Presto In Production

Hao Gao
Hadoop Noob
Published in
3 min readNov 3, 2017

So what’s Presto

“Presto is an open source distributed SQL query engine for running interactive analytic queries against data sources of all sizes ranging from gigabytes to petabytes.”

Challenges

The most important problem we want to solve here is the Data Visibility. We Already have data sitting on S3 and HDFS, we want to have a Minimum effort to bring Data to everyone. When we start looking, we want to find a tool to fits our needs:

  1. Data exploration. We already implemented our ETL pipelines using Flink, spark. We have our warehouse in both S3 and HDFS. Before Presto, we usually open a pyspark shell and write SparkSQL. It works well for people at Data Team since we all know spark. But people don’t know spark or even programming will have no clue how to access the data. We are tired of writing scripts to export the data to Postgres so people can access to through SQL client.
  2. Troubleshooting data pipelines. Everyday, we work on bringing more data to our warehouse. Usually data flows between several systems. For example, we have a kafka topic to log all events. Then we annotate the record and splits them into different topics. Each sub topic, we will use flink to persist the data into HDFS. We try our best to test pipelines but no one writes bug free code. So when we have discrepancy in warehouse, it is hard to debug, since you need to pull the data from different data source and figure out where exactly the bug is

Presto Setup

Above diagram shows our current Presto setup.

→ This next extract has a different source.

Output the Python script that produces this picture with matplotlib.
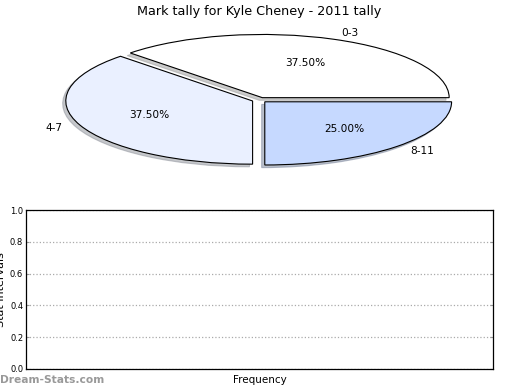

  1. Our data warehouse is on S3 and HDFS, we maintain external tables mapping in hive metastore. Once the new partition of the table is created on S3 or HDFS, we add the new partition to hive metastore. Because we use flink streaming to ingest the data to HDFS, we can archive very low latency on data warehouse.
  2. Presto can bring warehouse, postgres and Kafka data together. It is much easy to troubleshoot data discrepancy because we can track the record across different systems. Presto supports pluggable connectors that provide data to query. So Whenever we add another data source, we can easily bring it into Presto.
  3. Presto supports different kinds of clients so we can use our favorite BI tools. Because it supports JDBC and ODBC, it is very easy to connect Tableau, Zeppelin and Dbeaver to Presto. Presto also provides python driver like pyhive, so you can programmatically use presto in the code, for example, turning the Presto result into a Pandas dataframe

Scale Up/Down

Our Presto cluster is busy at work hours and less busy at night. We give it more resources when it busy. We leverage our Mesos’s Marathon framework to achieve this. We run Presto under Marathon, if we want to scale it up, we just need to add more instances. At night, we scale it down by reducing the presto workers. Marathon will also restart the worker or coordinator if it dies.

We are also experimenting metrics based scaling. In the future, when the CPU or Memory Usage is tight, we will scale it automatically, when it is idling, we take back the resources.

Performance

We did some benchmark on Presto but performance is not the most important factor. There are lots of Presto performance benchmarks available online.